In Lieberman, the Democrats have an authentic advocate of what might broadly be described as the Judeo-Christian moral tradition. Tactically speaking, this is a smart move. It effectively inoculates the Gore ticket against charges that dogged the party since the days of another devout and defeated presidential candidate, George McGovern: namely, that the party had embraced an atheistic worldview.

But, in exhibiting their rectitude, the Democrats are tacitly accepting a brand of morality that ties the hands of governments. This morality, which has been ascendant since the Reagan administration, values avoiding evil over attempting the good; it concerns itself primarily with acts and only secondarily with relationships. And, because it views social problems primarily as an accretion of individual sin, it offers little justification for collective action.

This privatistic view of morality plays directly into Republican hands by giving moral cover to the party's ongoing efforts to expand the prerogatives of business interests by reducing the power of the government. But changing the prevailing moral climate is a delicate task, especially for Democrats whose policies on crime and welfare have, for three decades, allowed Republicans to paint them as enemies of individual responsibility.

The cause is not lost, however, if the Democrats are willing to follow the path trod by Catholic moral theologians like Bernard Haring, whose innovative approach to Christian ethics helped revive that once moribund discipline and awaken Catholics to their social and political responsibilities.

Before the Second Vatican Council, which met in several sessions during the 1960s, moral teaching focused primarily on the rightness or wrongness of specific acts. Its chief aim was to steer those who sought counsel away from sin, and to put sinners back on the right side of God by prescribing the proper penance.

Toward that end, the church developed manuals that categorized sins by severity and suggested appropriate counsel and penances. A befuddled priest could leaf through their pages to determine whether lying was worse than stealing in much the way that a novice card player could consult Hoyle to find out whether a straight beat a flush.

The problems with these manuals were many. For one thing, they enforced the curious notion that the morality of an act could be determined before it occurred by men with no knowledge of the situation. They fostered an image of God as a hair-splitter and a bean counter. And they encouraged a minimalistic philosophy of salvation that placed less importance on the active--Love they neighbor!--than on the passive--Don't sin!

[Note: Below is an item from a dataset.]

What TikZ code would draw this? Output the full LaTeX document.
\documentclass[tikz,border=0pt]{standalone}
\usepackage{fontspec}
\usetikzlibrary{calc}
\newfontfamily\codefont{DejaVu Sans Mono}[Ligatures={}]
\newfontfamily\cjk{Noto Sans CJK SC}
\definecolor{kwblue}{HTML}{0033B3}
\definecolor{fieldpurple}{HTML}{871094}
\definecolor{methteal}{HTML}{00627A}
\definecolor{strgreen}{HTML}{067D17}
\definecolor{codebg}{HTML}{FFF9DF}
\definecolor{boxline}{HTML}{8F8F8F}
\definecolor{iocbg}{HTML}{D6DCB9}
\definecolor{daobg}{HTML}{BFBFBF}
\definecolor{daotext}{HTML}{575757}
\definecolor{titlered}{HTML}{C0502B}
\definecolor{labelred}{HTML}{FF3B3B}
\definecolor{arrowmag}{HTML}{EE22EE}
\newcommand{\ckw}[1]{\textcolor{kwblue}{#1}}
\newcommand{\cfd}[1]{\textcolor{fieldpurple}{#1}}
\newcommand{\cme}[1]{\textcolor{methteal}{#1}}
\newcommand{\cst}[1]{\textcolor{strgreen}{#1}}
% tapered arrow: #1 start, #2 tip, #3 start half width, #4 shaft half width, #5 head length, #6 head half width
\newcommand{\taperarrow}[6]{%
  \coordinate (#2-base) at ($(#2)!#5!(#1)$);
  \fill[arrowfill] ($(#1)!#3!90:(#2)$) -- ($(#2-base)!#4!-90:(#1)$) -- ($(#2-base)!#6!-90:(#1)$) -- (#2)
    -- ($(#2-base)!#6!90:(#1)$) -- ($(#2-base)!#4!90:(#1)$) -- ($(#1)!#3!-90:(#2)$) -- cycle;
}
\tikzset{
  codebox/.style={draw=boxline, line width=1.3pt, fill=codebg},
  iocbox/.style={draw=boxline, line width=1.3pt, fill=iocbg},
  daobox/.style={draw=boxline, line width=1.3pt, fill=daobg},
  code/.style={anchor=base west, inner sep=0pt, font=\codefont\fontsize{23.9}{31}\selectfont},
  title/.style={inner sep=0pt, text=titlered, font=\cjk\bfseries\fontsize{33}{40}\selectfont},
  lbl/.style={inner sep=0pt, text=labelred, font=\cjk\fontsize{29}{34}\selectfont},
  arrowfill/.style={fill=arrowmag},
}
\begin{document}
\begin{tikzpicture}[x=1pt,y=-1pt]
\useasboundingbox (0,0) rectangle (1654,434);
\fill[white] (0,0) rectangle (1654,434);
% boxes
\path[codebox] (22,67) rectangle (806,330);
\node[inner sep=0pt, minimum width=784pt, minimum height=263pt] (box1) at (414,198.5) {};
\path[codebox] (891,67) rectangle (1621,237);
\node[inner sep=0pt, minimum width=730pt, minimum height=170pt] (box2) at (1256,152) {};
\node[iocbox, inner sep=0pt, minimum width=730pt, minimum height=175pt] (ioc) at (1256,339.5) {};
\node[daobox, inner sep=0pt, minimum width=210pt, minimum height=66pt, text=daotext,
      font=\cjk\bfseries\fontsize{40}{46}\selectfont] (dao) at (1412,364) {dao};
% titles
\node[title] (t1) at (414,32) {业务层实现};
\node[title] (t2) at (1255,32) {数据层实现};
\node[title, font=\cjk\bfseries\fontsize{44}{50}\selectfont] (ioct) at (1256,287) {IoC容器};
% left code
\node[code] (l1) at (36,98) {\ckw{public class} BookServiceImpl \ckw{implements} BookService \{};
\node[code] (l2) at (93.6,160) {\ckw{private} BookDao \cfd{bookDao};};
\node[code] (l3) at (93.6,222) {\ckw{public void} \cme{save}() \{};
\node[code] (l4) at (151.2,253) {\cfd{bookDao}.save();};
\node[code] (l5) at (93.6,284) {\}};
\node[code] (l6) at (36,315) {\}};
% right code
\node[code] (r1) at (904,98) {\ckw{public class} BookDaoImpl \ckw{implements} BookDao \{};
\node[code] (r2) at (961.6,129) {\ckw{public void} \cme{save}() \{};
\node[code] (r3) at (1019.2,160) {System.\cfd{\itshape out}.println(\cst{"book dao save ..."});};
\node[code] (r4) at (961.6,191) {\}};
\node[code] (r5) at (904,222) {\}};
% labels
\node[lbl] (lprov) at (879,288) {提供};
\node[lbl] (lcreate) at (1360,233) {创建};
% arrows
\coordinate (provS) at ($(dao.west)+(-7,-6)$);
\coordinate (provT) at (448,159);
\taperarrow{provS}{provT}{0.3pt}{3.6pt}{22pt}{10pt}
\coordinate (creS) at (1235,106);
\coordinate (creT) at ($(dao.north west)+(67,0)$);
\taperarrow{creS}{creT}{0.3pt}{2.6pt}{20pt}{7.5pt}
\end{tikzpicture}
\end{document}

But in the years leading up to the Council, Haring and others began to articulate a more complex kind of morality, one that downplayed the spiritual scorekeeping encouraged by the manuals and emphasized the overall moral quality of one's life. Salvation, in this view, was less a matter of avoiding sin than of loving as Jesus loved and serving as Jesus served.

The new theology, as reflected in the documents of the Council, required Christians to do something, to act on behalf of others, especially the oppressed and the outcast. Applied to politics, it provided the theological grounds for an activist government.

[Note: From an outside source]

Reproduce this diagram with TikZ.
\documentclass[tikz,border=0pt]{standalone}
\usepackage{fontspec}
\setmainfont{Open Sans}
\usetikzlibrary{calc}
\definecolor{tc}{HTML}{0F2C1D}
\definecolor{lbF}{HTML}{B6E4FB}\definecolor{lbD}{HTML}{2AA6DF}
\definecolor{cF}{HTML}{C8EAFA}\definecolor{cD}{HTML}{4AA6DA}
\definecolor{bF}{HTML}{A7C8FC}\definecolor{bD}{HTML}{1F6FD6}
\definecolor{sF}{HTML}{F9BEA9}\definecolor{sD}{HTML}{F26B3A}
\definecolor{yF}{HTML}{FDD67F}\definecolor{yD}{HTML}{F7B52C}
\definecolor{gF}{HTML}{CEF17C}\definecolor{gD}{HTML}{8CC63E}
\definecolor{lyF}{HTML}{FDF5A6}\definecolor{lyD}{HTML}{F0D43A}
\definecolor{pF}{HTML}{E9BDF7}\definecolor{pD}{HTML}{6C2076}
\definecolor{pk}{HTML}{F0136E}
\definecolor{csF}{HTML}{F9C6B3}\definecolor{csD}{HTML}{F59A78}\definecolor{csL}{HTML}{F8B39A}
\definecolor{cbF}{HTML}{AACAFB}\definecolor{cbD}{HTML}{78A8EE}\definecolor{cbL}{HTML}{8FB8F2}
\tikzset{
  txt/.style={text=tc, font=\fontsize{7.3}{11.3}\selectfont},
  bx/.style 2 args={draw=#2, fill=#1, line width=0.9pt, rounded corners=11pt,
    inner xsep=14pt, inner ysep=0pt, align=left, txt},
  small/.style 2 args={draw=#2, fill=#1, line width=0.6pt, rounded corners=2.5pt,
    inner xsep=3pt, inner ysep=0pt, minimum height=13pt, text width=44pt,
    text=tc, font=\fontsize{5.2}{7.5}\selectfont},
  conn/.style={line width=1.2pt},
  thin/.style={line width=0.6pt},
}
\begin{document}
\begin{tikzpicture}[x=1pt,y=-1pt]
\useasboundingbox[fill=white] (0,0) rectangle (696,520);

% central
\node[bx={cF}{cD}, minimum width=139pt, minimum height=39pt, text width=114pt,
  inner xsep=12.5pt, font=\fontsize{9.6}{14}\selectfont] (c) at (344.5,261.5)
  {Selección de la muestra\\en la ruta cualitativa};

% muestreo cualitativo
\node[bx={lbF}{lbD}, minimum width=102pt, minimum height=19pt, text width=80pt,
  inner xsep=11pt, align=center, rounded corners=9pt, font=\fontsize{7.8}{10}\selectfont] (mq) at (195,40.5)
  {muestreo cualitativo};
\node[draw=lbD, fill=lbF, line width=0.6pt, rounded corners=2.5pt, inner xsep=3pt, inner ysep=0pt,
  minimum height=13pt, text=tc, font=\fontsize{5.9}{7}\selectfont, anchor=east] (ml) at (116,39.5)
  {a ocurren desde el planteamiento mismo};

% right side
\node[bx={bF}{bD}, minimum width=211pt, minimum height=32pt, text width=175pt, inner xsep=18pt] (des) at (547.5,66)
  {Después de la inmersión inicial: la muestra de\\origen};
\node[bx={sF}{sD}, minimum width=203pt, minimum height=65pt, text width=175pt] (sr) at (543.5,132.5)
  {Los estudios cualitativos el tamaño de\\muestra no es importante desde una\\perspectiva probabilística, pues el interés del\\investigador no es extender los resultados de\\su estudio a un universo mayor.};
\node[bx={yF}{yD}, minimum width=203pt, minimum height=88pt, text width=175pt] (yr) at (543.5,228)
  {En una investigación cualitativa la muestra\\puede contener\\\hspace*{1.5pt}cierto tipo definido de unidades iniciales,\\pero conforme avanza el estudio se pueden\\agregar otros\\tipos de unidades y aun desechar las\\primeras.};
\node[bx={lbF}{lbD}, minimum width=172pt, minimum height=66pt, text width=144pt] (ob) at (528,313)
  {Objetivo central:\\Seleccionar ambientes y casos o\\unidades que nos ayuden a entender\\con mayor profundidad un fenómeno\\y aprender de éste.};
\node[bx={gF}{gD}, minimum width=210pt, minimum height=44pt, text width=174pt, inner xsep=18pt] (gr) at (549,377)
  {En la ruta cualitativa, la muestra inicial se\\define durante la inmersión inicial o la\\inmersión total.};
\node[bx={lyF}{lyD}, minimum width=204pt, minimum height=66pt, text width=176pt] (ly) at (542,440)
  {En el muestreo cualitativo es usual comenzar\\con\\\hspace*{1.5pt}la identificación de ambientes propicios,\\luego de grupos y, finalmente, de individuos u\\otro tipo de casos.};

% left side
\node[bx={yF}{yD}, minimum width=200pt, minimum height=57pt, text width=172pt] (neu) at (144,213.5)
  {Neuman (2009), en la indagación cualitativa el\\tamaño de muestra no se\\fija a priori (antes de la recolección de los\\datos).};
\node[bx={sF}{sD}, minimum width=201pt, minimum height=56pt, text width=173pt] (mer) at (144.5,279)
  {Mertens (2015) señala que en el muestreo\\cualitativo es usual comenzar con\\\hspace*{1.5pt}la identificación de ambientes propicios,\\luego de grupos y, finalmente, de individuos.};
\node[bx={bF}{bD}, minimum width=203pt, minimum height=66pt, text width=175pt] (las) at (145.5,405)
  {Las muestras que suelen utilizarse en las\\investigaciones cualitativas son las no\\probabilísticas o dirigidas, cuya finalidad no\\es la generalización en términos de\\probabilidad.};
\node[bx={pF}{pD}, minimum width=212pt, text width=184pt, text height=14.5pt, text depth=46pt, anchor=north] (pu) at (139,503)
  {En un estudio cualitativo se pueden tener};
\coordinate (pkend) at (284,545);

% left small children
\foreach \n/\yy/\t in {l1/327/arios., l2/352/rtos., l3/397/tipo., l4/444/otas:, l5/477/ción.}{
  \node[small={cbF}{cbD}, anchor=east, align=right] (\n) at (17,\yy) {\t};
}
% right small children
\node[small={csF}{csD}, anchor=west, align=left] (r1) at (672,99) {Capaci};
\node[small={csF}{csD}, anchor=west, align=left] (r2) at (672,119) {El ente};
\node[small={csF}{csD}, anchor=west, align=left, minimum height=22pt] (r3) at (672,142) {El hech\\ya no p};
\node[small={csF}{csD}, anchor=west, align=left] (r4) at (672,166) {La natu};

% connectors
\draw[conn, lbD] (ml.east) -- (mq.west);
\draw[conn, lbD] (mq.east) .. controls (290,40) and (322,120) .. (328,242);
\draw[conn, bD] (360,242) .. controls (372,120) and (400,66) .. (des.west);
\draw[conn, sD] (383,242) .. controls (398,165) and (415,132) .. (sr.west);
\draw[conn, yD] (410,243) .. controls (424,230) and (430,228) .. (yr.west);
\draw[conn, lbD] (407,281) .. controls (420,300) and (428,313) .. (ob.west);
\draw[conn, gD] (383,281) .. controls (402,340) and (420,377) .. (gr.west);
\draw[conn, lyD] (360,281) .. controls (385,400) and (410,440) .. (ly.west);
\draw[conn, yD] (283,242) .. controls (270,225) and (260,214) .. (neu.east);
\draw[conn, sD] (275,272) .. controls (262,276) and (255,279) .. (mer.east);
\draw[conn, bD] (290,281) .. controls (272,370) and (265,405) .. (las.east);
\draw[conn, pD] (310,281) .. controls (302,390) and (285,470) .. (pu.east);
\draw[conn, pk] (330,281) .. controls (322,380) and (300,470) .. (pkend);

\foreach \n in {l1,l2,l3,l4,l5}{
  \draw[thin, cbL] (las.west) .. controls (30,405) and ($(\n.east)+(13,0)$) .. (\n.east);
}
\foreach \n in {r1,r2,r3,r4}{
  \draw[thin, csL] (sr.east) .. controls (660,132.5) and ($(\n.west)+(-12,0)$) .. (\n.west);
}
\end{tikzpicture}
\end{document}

The new theology has been vigorously criticized by Catholic traditionalists, who charge that it is too lenient, that it pays insufficient attention to sin. But, in fact, Haring's theology is actually more demanding than the older variety because it enlarges the moral arena; it increases the extent to which each of us is held responsible for the other.

An activist philosophy of government does the same thing. Yet in political and ecclesial debates, conservatives are generally portrayed as rigorous in their thinking and disciplined in their behavior, while liberals are painted as lax in both regards.

Al Gore and Joe Lieberman have chosen to confront their image problem by attempting to persuade the public that by the standards of pre-conciliar morality, their ticket is at least as clean as the Republicans'. This emphasis on personal piety may win them an election, but unless they make the moral argument for a more activist government, they will have as difficult a time selling their initiatives--the prescription-drug plan, aggressive measures to support the public schools--as the Clintons had fixing the health care system.

If, as social critics keep telling us, Americans have become weary of their society's self-indulgence, if they are looking to introduce a little moral rigor into their lives, then now is the time for Democrats to say that good people do more than cultivate private gardens of virtue, and good government does more than stay out of the market's way.

The Catholic theologian Monika Helwig makes a distinction between living a "good" life and living a redemptive one. The latter, she says, is the higher moral calling, and if the Democrats want to out-virtue the Republicans, this is the ground on which they should plant their flag.